## begin

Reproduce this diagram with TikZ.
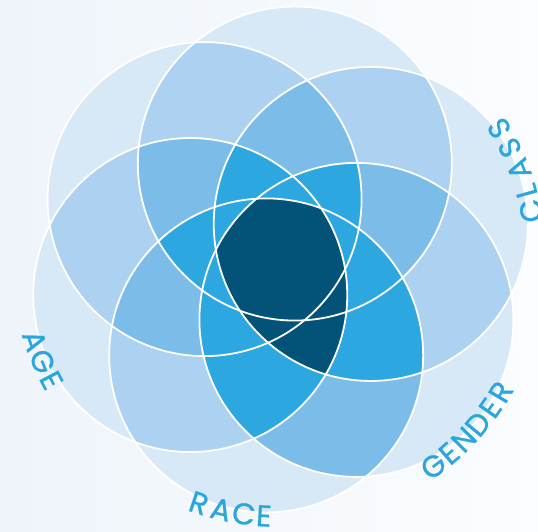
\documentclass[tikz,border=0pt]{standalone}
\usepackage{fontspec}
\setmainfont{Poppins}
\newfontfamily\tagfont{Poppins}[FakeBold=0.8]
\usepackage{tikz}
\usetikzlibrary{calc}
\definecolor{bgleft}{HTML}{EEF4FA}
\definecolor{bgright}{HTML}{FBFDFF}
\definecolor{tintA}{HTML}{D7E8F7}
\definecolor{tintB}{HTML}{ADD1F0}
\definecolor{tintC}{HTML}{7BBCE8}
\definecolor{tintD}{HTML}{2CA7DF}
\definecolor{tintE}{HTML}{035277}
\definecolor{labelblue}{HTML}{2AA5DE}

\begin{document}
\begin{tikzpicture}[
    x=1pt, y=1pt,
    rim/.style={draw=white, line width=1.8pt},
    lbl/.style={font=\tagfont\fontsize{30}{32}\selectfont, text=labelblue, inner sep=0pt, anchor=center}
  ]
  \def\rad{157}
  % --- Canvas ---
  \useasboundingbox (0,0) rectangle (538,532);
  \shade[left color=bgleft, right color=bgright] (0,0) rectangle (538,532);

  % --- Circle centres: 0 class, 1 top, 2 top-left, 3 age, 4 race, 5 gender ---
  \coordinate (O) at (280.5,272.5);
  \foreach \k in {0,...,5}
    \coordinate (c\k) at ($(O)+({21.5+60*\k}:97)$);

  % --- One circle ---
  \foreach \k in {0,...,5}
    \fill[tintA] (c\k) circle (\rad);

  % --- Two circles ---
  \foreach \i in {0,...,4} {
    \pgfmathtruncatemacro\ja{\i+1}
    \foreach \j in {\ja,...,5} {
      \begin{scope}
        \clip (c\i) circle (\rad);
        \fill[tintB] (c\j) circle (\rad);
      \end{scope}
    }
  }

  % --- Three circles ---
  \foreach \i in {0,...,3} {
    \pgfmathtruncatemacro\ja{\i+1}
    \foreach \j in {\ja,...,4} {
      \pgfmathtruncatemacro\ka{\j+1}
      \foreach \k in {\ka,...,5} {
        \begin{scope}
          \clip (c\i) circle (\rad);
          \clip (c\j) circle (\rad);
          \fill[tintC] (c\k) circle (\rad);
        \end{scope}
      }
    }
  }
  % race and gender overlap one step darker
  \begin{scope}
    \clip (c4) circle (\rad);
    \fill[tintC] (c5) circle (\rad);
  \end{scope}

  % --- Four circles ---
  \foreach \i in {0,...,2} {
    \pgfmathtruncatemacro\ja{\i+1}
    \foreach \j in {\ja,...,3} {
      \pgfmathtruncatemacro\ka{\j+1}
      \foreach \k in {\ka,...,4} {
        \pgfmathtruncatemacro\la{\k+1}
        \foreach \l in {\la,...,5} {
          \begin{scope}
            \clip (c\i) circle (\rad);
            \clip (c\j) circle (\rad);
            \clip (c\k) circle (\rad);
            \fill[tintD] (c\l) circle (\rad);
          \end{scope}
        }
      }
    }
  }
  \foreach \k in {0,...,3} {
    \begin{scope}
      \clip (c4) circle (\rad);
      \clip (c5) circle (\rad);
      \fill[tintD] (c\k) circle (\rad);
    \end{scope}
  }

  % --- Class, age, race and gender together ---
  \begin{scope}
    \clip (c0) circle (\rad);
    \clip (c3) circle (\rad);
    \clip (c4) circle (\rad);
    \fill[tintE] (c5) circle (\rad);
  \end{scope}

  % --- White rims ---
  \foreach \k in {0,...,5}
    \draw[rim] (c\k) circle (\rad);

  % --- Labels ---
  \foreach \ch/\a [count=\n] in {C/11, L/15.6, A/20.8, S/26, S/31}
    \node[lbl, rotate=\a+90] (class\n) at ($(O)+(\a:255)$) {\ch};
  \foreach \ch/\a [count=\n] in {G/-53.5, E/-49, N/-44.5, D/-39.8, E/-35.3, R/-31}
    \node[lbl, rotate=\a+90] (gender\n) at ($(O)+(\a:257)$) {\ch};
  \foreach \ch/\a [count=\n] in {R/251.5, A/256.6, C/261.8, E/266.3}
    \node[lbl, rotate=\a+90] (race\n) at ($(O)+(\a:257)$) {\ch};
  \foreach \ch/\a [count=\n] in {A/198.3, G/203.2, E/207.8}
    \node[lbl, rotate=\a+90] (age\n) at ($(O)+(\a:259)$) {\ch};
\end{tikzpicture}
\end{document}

## end

Aim of the task:
Take the listing above and restate it word for word, without its pictures.

Result:
Reproduce this diagram with TikZ.
\documentclass[tikz,border=0pt]{standalone}
\usepackage{fontspec}
\setmainfont{Poppins}
\newfontfamily\tagfont{Poppins}[FakeBold=0.8]
\usepackage{tikz}
\usetikzlibrary{calc}
\definecolor{bgleft}{HTML}{EEF4FA}
\definecolor{bgright}{HTML}{FBFDFF}
\definecolor{tintA}{HTML}{D7E8F7}
\definecolor{tintB}{HTML}{ADD1F0}
\definecolor{tintC}{HTML}{7BBCE8}
\definecolor{tintD}{HTML}{2CA7DF}
\definecolor{tintE}{HTML}{035277}
\definecolor{labelblue}{HTML}{2AA5DE}

\begin{document}
\begin{tikzpicture}[
    x=1pt, y=1pt,
    rim/.style={draw=white, line width=1.8pt},
    lbl/.style={font=\tagfont\fontsize{30}{32}\selectfont, text=labelblue, inner sep=0pt, anchor=center}
  ]
  \def\rad{157}
  % --- Canvas ---
  \useasboundingbox (0,0) rectangle (538,532);
  \shade[left color=bgleft, right color=bgright] (0,0) rectangle (538,532);

  % --- Circle centres: 0 class, 1 top, 2 top-left, 3 age, 4 race, 5 gender ---
  \coordinate (O) at (280.5,272.5);
  \foreach \k in {0,...,5}
    \coordinate (c\k) at ($(O)+({21.5+60*\k}:97)$);

  % --- One circle ---
  \foreach \k in {0,...,5}
    \fill[tintA] (c\k) circle (\rad);

  % --- Two circles ---
  \foreach \i in {0,...,4} {
    \pgfmathtruncatemacro\ja{\i+1}
    \foreach \j in {\ja,...,5} {
      \begin{scope}
        \clip (c\i) circle (\rad);
        \fill[tintB] (c\j) circle (\rad);
      \end{scope}
    }
  }

  % --- Three circles ---
  \foreach \i in {0,...,3} {
    \pgfmathtruncatemacro\ja{\i+1}
    \foreach \j in {\ja,...,4} {
      \pgfmathtruncatemacro\ka{\j+1}
      \foreach \k in {\ka,...,5} {
        \begin{scope}
          \clip (c\i) circle (\rad);
          \clip (c\j) circle (\rad);
          \fill[tintC] (c\k) circle (\rad);
        \end{scope}
      }
    }
  }
  % race and gender overlap one step darker
  \begin{scope}
    \clip (c4) circle (\rad);
    \fill[tintC] (c5) circle (\rad);
  \end{scope}

  % --- Four circles ---
  \foreach \i in {0,...,2} {
    \pgfmathtruncatemacro\ja{\i+1}
    \foreach \j in {\ja,...,3} {
      \pgfmathtruncatemacro\ka{\j+1}
      \foreach \k in {\ka,...,4} {
        \pgfmathtruncatemacro\la{\k+1}
        \foreach \l in {\la,...,5} {
          \begin{scope}
            \clip (c\i) circle (\rad);
            \clip (c\j) circle (\rad);
            \clip (c\k) circle (\rad);
            \fill[tintD] (c\l) circle (\rad);
          \end{scope}
        }
      }
    }
  }
  \foreach \k in {0,...,3} {
    \begin{scope}
      \clip (c4) circle (\rad);
      \clip (c5) circle (\rad);
      \fill[tintD] (c\k) circle (\rad);
    \end{scope}
  }

  % --- Class, age, race and gender together ---
  \begin{scope}
    \clip (c0) circle (\rad);
    \clip (c3) circle (\rad);
    \clip (c4) circle (\rad);
    \fill[tintE] (c5) circle (\rad);
  \end{scope}

  % --- White rims ---
  \foreach \k in {0,...,5}
    \draw[rim] (c\k) circle (\rad);

  % --- Labels ---
  \foreach \ch/\a [count=\n] in {C/11, L/15.6, A/20.8, S/26, S/31}
    \node[lbl, rotate=\a+90] (class\n) at ($(O)+(\a:255)$) {\ch};
  \foreach \ch/\a [count=\n] in {G/-53.5, E/-49, N/-44.5, D/-39.8, E/-35.3, R/-31}
    \node[lbl, rotate=\a+90] (gender\n) at ($(O)+(\a:257)$) {\ch};
  \foreach \ch/\a [count=\n] in {R/251.5, A/256.6, C/261.8, E/266.3}
    \node[lbl, rotate=\a+90] (race\n) at ($(O)+(\a:257)$) {\ch};
  \foreach \ch/\a [count=\n] in {A/198.3, G/203.2, E/207.8}
    \node[lbl, rotate=\a+90] (age\n) at ($(O)+(\a:259)$) {\ch};
\end{tikzpicture}
\end{document}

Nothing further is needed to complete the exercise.